When it came time to chart the vast ocean that until then only daredevils as Linberg, Wrong Way Corrigan and Beryl Markham had flown, it was predetermined that surveys would be done reciprocally. Pam Am would depart Port Washington on July 3, 1937 in its Clipper III, with Captain Harold Gray and a crew of seven aboard at the same time Imperial Airways “Caledonia” with Captain Wilcockson in command, left Southampton, England for Port.

All backers (Imperial was not only flying for the Crown but also France and Germany) would share their results and the unwritten rule was that all glory would get equal pay. So, even though the Pan Am boat reached European landfall on target and within six minutes of its estimated arrival time and Caledonia missed Newfoundland altogether and had to backtrack, arriving one and a half hours late, the press gave them equal standing.

While this example of one upmanship is dear to the hearts of the crew who flew her, other aspects of the 15-day, 7,000-mile Clipper III flight interest historians. Among them are the fact the first airline weather map made for the North Atlantic was utilized and the first “commercial’ aircraft siting of an ice berg was reported to the U.S. Coast Guard.

Even though Captain Gray responded to the Irish press that the trip “was a nice little joyride,” it was hardly a lark. Navigation prowness and extreme vigilance accounted for dead-on landfall at the River Shannon, but it was strong nerve that actually got the crew there.
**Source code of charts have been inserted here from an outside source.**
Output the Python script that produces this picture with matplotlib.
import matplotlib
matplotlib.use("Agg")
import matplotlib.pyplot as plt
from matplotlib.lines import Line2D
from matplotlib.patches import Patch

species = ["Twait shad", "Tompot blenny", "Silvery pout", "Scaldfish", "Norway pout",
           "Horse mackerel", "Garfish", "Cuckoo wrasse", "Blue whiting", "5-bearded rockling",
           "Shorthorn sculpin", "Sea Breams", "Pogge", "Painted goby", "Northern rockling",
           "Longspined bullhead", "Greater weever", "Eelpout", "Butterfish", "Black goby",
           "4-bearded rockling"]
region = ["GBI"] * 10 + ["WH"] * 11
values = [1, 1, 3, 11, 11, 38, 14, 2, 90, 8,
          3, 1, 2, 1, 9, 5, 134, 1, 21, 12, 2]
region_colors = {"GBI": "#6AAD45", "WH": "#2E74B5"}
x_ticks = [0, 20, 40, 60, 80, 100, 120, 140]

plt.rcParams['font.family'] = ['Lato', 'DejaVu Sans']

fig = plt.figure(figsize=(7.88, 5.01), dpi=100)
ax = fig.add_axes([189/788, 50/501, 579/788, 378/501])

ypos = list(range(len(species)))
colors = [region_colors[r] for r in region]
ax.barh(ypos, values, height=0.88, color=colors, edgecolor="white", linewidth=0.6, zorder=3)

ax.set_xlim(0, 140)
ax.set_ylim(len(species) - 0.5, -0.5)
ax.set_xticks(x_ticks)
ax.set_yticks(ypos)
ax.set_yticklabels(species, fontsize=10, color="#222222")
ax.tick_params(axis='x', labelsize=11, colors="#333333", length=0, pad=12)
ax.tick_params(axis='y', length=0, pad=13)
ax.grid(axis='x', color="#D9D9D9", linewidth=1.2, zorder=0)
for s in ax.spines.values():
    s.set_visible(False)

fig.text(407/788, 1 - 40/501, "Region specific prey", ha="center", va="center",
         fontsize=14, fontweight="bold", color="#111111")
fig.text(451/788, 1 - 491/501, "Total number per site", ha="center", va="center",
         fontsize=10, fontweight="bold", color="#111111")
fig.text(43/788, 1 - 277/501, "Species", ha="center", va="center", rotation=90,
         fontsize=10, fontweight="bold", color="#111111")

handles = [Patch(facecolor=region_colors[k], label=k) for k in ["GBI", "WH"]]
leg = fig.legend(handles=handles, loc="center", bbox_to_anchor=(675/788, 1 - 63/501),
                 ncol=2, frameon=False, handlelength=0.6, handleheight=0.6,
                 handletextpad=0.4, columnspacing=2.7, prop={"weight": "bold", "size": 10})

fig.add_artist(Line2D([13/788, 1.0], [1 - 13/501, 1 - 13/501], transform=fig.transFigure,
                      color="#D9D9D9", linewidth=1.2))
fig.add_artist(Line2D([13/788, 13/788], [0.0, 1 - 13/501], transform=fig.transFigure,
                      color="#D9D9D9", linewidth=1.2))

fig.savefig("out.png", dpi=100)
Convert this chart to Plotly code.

Being the 11th aircraft to succeed after 86 attempts to cross the Atlantic was less important than the other points the survey set out to prove. As one newspaper reporter put it, Pan Am proved that crossing the Atlantic was out of the realm of stunt flying and within the grasp of commercial aviation. And that grasp encompassed Port Washington. Fifteen hundred spectators turned out to greet the Clipper on her return home.